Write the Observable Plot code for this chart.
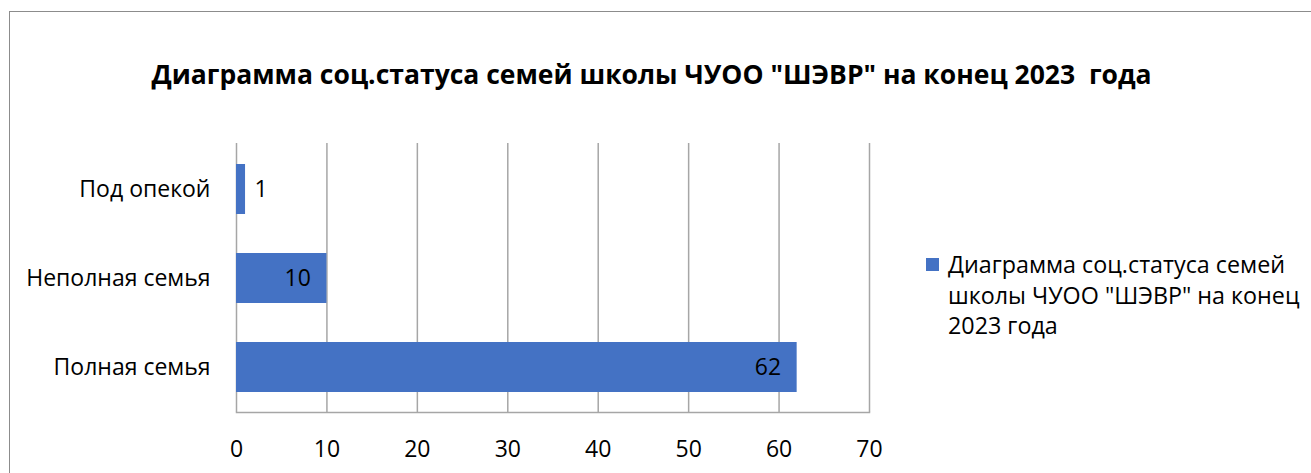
<!DOCTYPE html>
<html>
<head>
<meta charset="utf-8">
<script src="https://cdn.jsdelivr.net/npm/d3@7"></script>
<script src="https://cdn.jsdelivr.net/npm/@observablehq/plot@0.6"></script>
<style>
  html, body { margin: 0; padding: 0; background: #fff; }
  #wrap { position: relative; width: 1311px; height: 473px; overflow: hidden; font-family: "Open Sans", sans-serif; color: #000; }
  #border { position: absolute; left: 9px; top: 11px; width: 1400px; height: 600px; border: 1.5px solid #8c8c8c; box-sizing: border-box; }
  #title { position: absolute; left: 0; width: 1303px; top: 56px; text-align: center; font-weight: bold; font-size: 26.5px; line-height: 36px; white-space: pre; }
  #chart { position: absolute; left: 0; top: 120px; }
  #legend { position: absolute; left: 926px; top: 249px; width: 385px; font-size: 23.3px; line-height: 30.5px; }
  #legend .sw { position: absolute; left: 0; top: 9px; width: 13px; height: 13px; }
  #legend .tx { position: absolute; left: 22px; top: 0; width: 360px; }
</style>
</head>
<body>
<div id="wrap">
  <div id="border"></div>
  <div id="title"></div>
  <div id="chart"></div>
  <div id="legend"><div class="sw"></div><div class="tx"></div></div>
</div>
<script>
const titleText = "Диаграмма соц.статуса семей школы ЧУОО \"ШЭВР\" на конец 2023  года";
const seriesName = "Диаграмма соц.статуса семей школы ЧУОО \"ШЭВР\" на конец 2023 года";
const categories = ["Полная семья", "Неполная семья", "Под опекой"];
const values = [62, 10, 1];
const xTicks = [0, 10, 20, 30, 40, 50, 60, 70];
const barColor = "#4472C4";

const data = categories.map((c, i) => ({category: c, value: values[i]}));
const xMax = xTicks[xTicks.length - 1];
const inside = data.filter(d => d.value / xMax > 0.05);
const outside = data.filter(d => d.value / xMax <= 0.05);

document.getElementById("title").textContent = titleText;
document.querySelector("#legend .sw").style.background = barColor;
document.querySelector("#legend .tx").textContent = seriesName;

const chart = Plot.plot({
  width: 900,
  height: 353,
  marginLeft: 236,
  marginRight: 31,
  marginTop: 23,
  marginBottom: 61,
  style: {fontFamily: "'Open Sans', sans-serif", fontSize: "23px", color: "#000", background: "transparent"},
  x: {domain: [0, xMax]},
  y: {domain: [...categories].reverse(), paddingInner: 0.44, paddingOuter: 0.22},
  marks: [
    Plot.gridX(xTicks, {stroke: "#a6a6a6", strokeOpacity: 1, strokeWidth: 1.5}),
    Plot.frame({anchor: "bottom", stroke: "#a6a6a6", strokeWidth: 1.5}),
    Plot.barX(data, {x: "value", y: "category", fill: barColor}),
    Plot.text(inside, {x: "value", y: "category", text: d => String(d.value), textAnchor: "end", dx: -16, fill: "#000", fontSize: 23}),
    Plot.text(outside, {x: "value", y: "category", text: d => String(d.value), textAnchor: "start", dx: 9, fill: "#000", fontSize: 23}),
    Plot.axisX({ticks: xTicks, tickSize: 0, tickPadding: 28, label: null, fontSize: 23, fill: "#000"}),
    Plot.axisY({tickSize: 0, tickPadding: 26, label: null, fontSize: 23, fill: "#000"})
  ]
});
document.getElementById("chart").appendChild(chart);
</script>
</body>
</html>
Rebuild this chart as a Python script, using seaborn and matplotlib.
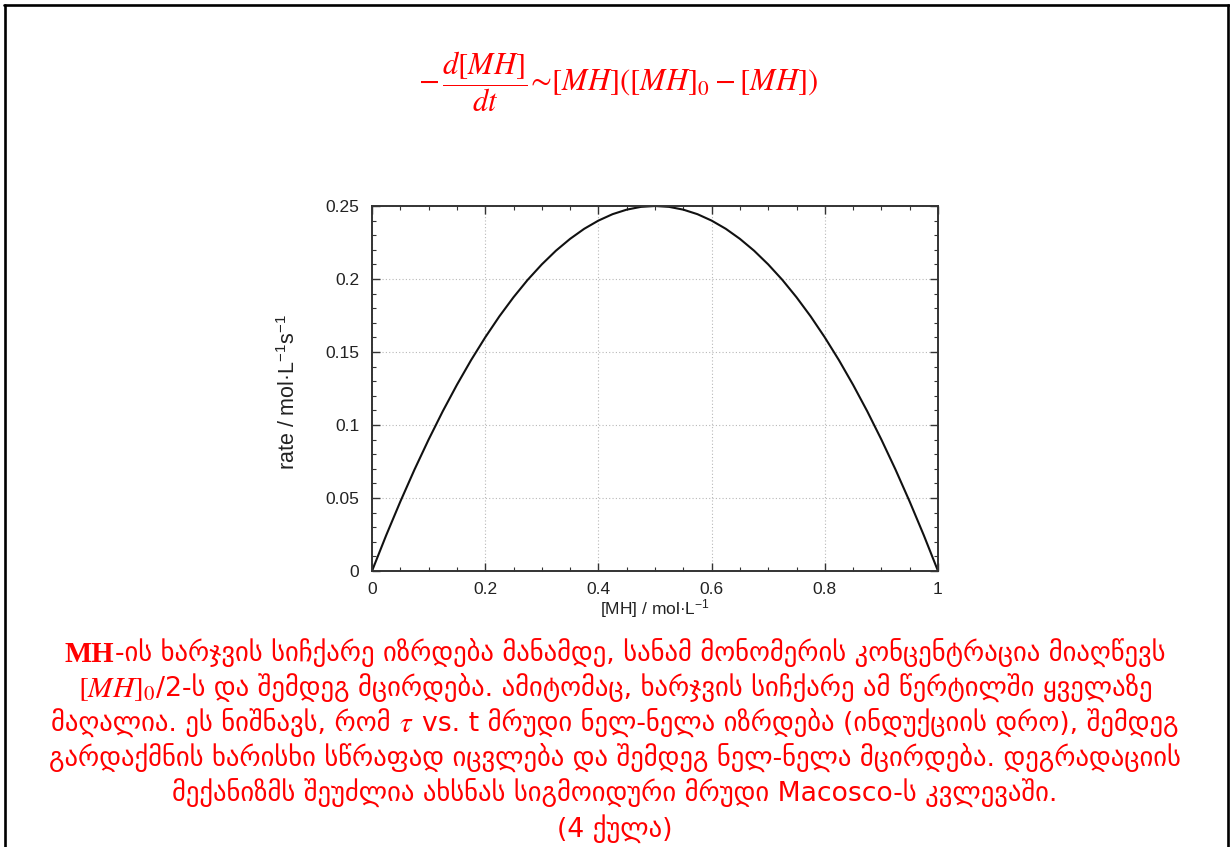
import numpy as np
import pandas as pd
import matplotlib
matplotlib.use("Agg")
import matplotlib.pyplot as plt
import seaborn as sns
from matplotlib.lines import Line2D
from matplotlib.ticker import MultipleLocator

# ---------------- data ----------------
mh_conc = [0.0, 0.025, 0.05, 0.075, 0.1, 0.125, 0.15, 0.175, 0.2, 0.225,
           0.25, 0.275, 0.3, 0.325, 0.35, 0.375, 0.4, 0.425, 0.45, 0.475,
           0.5, 0.525, 0.55, 0.575, 0.6, 0.625, 0.65, 0.675, 0.7, 0.725,
           0.75, 0.775, 0.8, 0.825, 0.85, 0.875, 0.9, 0.925, 0.95, 0.975, 1.0]
rate = [0.0, 0.0244, 0.0475, 0.0694, 0.09, 0.1094, 0.1275, 0.1444, 0.16, 0.1744,
        0.1875, 0.1994, 0.21, 0.2194, 0.2275, 0.2344, 0.24, 0.2444, 0.2475, 0.2494,
        0.25, 0.2494, 0.2475, 0.2444, 0.24, 0.2344, 0.2275, 0.2194, 0.21, 0.1994,
        0.1875, 0.1744, 0.16, 0.1444, 0.1275, 0.1094, 0.09, 0.0694, 0.0475, 0.0244, 0.0]

x_ticks = [0.0, 0.2, 0.4, 0.6, 0.8, 1.0]
x_tick_labels = ["0", "0.2", "0.4", "0.6", "0.8", "1"]
y_ticks = [0.0, 0.05, 0.1, 0.15, 0.2, 0.25]
y_tick_labels = ["0", "0.05", "0.1", "0.15", "0.2", "0.25"]

x_label = r"[MH] / mol·L$^{\mathregular{-1}}$"
y_label = r"rate / mol·L$^{\mathregular{-1}}$s$^{\mathregular{-1}}$"

formula = r"$-\,\dfrac{d[MH]}{dt}\!\sim\![MH]([MH]_0-[MH])$"

# paragraph: each line is a list of (text, kind)
para_lines = [
    [("MH", "bold"), ("-ის ხარჯვის სიჩქარე იზრდება მანამდე, სანამ მონომერის კონცენტრაცია მიაღწევს", "geo")],
    [(r"$[MH]_0$", "math"), ("/2-ს და შემდეგ მცირდება. ამიტომაც, ხარჯვის სიჩქარე ამ წერტილში ყველაზე", "geo")],
    [("მაღალია. ეს ნიშნავს, რომ", "geo"), (" ", "sp"), (r"$\tau$", "math"), (" ", "sp"),
     ("vs. t მრუდი ნელ-ნელა იზრდება (ინდუქციის დრო), შემდეგ", "geo")],
    [("გარდაქმნის ხარისხი სწრაფად იცვლება და შემდეგ ნელ-ნელა მცირდება. დეგრადაციის", "geo")],
    [("მექანიზმს შეუძლია ახსნას სიგმოიდური მრუდი Macosco-ს კვლევაში.", "geo")],
    [("(4 ქულა)", "geo")],
]

# ---------------- style ----------------
sns.set_theme(style="ticks")
plt.rcParams["font.family"] = ["Liberation Sans", "DejaVu Sans"]
plt.rcParams["mathtext.fontset"] = "custom"
plt.rcParams["mathtext.rm"] = "Liberation Sans"
plt.rcParams["mathtext.it"] = "Liberation Sans:italic"
plt.rcParams["mathtext.bf"] = "Liberation Sans:bold"

W, H = 1230, 847
RED = "#ff0000"
fig = plt.figure(figsize=(W / 100, H / 100), dpi=100)
fig.patch.set_facecolor("white")

# ---------------- chart ----------------
ax = fig.add_axes([372 / W, 1 - 571 / H, (938 - 372) / W, (571 - 206) / H])
df = pd.DataFrame({"MH": mh_conc, "rate": rate})
sns.lineplot(data=df, x="MH", y="rate", color="#111111", linewidth=1.5, ax=ax)
ax.set_xlim(0, 1)
ax.set_ylim(0, 0.25)
ax.set_xticks(x_ticks)
ax.set_xticklabels(x_tick_labels)
ax.set_yticks(y_ticks)
ax.set_yticklabels(y_tick_labels)
ax.xaxis.set_minor_locator(MultipleLocator(0.05))
ax.yaxis.set_minor_locator(MultipleLocator(0.01))
ax.tick_params(which="both", direction="in", top=True, right=True,
               color="#333333", labelcolor="#222222")
ax.tick_params(which="major", length=6, width=1.0, labelsize=12.5)
ax.tick_params(axis="x", which="major", pad=8)
ax.tick_params(axis="y", which="major", pad=9)
ax.tick_params(which="minor", length=3, width=0.8)
ax.grid(True, which="major", linestyle=(0, (1, 2)), color="#b8b8b8", linewidth=0.8)
for s in ax.spines.values():
    s.set_linewidth(1.4)
    s.set_color("#333333")
ax.set_xlabel(x_label, fontsize=12.5, color="#222222")
ax.set_ylabel(y_label, fontsize=15.5, color="#222222")
ax.xaxis.set_label_coords(0.5, -0.072)
ax.yaxis.set_label_coords(-0.128, 0.49)

# ---------------- formula ----------------
fig.text(618 / W, 1 - 82 / H, formula, ha="center", va="center",
         fontsize=22, color=RED, math_fontfamily="stix")

# ---------------- paragraph ----------------
renderer = fig.canvas.get_renderer()
geo_size = 19.2


def make_text(s, kind):
    if kind == "bold":
        return fig.text(0, 0, s, fontsize=geo_size + 1.5, color=RED, fontweight="bold",
                        family=["Liberation Serif"], va="baseline", ha="left")
    if kind == "math":
        return fig.text(0, 0, s, fontsize=geo_size + 2, color=RED, math_fontfamily="stix",
                        va="baseline", ha="left")
    return fig.text(0, 0, s, fontsize=geo_size, color=RED, family=["DejaVu Sans"],
                    va="baseline", ha="left")


def width(t):
    return t.get_window_extent(renderer).width


tmp1 = make_text("ა ა", "geo")
tmp2 = make_text("აა", "geo")
space_w = width(tmp1) - width(tmp2)
tmp1.remove()
tmp2.remove()

center_x = 615
for i, segs in enumerate(para_lines):
    base_y = 662 + 35 * i
    items = []
    for s, kind in segs:
        if kind == "sp":
            items.append((None, space_w))
        else:
            t = make_text(s, kind)
            items.append((t, width(t)))
    total = sum(w for _, w in items)
    x = center_x - total / 2
    for t, w in items:
        if t is not None:
            t.set_position((x / W, 1 - base_y / H))
        x += w

# ---------------- page frame ----------------
lw = 1.9
fig.add_artist(Line2D([4 / W, 1.0], [1 - 5 / H, 1 - 5 / H], color="black", lw=lw))
fig.add_artist(Line2D([5 / W, 5 / W], [0, 1 - 5 / H], color="black", lw=lw))
fig.add_artist(Line2D([1228 / W, 1228 / W], [0, 1 - 5 / H], color="black", lw=lw))

fig.savefig("out.png", dpi=100, facecolor="white")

=====

- [TASK DESCRIPTION] Reproduce exactly, and only, the lines from the one containing "Rebuild this chart" through the one containing "0.0475, 0.0244, 0.0]", including both; leave out any pictures.

- [RESPONSE TO THE TASK]
Rebuild this chart as a Python script, using seaborn and matplotlib.
import numpy as np
import pandas as pd
import matplotlib
matplotlib.use("Agg")
import matplotlib.pyplot as plt
import seaborn as sns
from matplotlib.lines import Line2D
from matplotlib.ticker import MultipleLocator

# ---------------- data ----------------
mh_conc = [0.0, 0.025, 0.05, 0.075, 0.1, 0.125, 0.15, 0.175, 0.2, 0.225,
           0.25, 0.275, 0.3, 0.325, 0.35, 0.375, 0.4, 0.425, 0.45, 0.475,
           0.5, 0.525, 0.55, 0.575, 0.6, 0.625, 0.65, 0.675, 0.7, 0.725,
           0.75, 0.775, 0.8, 0.825, 0.85, 0.875, 0.9, 0.925, 0.95, 0.975, 1.0]
rate = [0.0, 0.0244, 0.0475, 0.0694, 0.09, 0.1094, 0.1275, 0.1444, 0.16, 0.1744,
        0.1875, 0.1994, 0.21, 0.2194, 0.2275, 0.2344, 0.24, 0.2444, 0.2475, 0.2494,
        0.25, 0.2494, 0.2475, 0.2444, 0.24, 0.2344, 0.2275, 0.2194, 0.21, 0.1994,
        0.1875, 0.1744, 0.16, 0.1444, 0.1275, 0.1094, 0.09, 0.0694, 0.0475, 0.0244, 0.0]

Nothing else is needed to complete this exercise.